The sub-committee also comprises the leaders of Barbados, Guyana, Jamaica, Trinidad and Tobago, with the CARICOM chairman Dr Denzil Douglas of St Kitts and Nevis serving as an ex-officio member.
According to the official communique issued at the end of the talks, the leaders have been mandated“to engage the West Indies Cricket Board (WICB) and the West Indies Players Association (WIPA) in an effort to resolve their on-going dispute”, which has now moved way beyond the boundary with serious questions being raised about the treatment of some senior players and management of the sport in general.
However, Gonsalves, who was absent from the Basseterre meeting, said he wanted to know upon what basis regional governments were acting in the matter.

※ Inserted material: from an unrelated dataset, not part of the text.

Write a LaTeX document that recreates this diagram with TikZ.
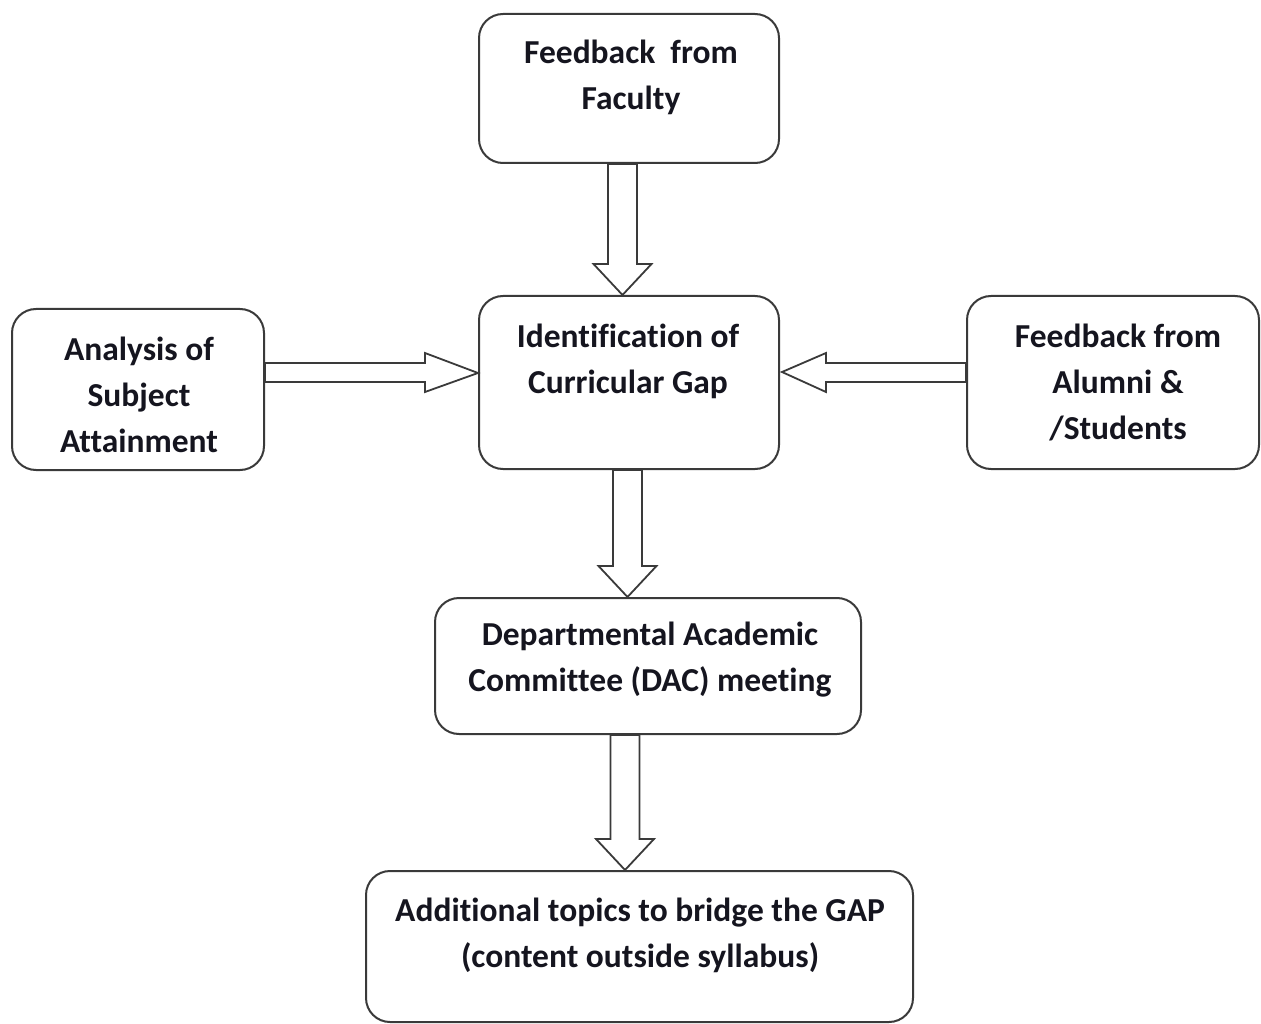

“[In fact] I would think governments would have stayed out of that,” he told the DAILY NATION in an interview in which mention was also made of the recent position taken by the International Cricket Council (ICC) to free its member boards of government from political interference.
Gonsalves pointed out that the WICB was a private entity and as such it was not answerable to governments in the region, which he emphasized should only play a “consultative” or “facilitatory” role but not a “determining” one in cricket.
“Let’s assume that the governments wrote to the WICB and said, ‘we want a settlement between you all and WIPA or any particular set of players’ and the West Indies Cricket Board wrote back and said “I’m sorry. They [the players] are our employees and we have contractual arrangements with them and we don’t see how you can help us,” Gonsalves said.
He also said he was unclear about what else the sub-committee was to do, stressing that “we [governments] have to be careful that we don’t overreach in these matters, which would trespass on the undermining of the good corporate governance of an entity.”
“Obviously we can’t run West Indies cricket. Obviously we can’t interfere in contractual relations between one entity and another. Even the Minister of Labour has certain authority in relation to conciliation and there is a process of arbitration in our labour laws but whether these parameters relate to the relationship between the board and the people who they contract with, is a different story.”
In response to calls from social commentators for governments to get involved, he said while he did not want to close his eyes to the importance of cricket “we just have to be careful that we stay within certain boundaries”.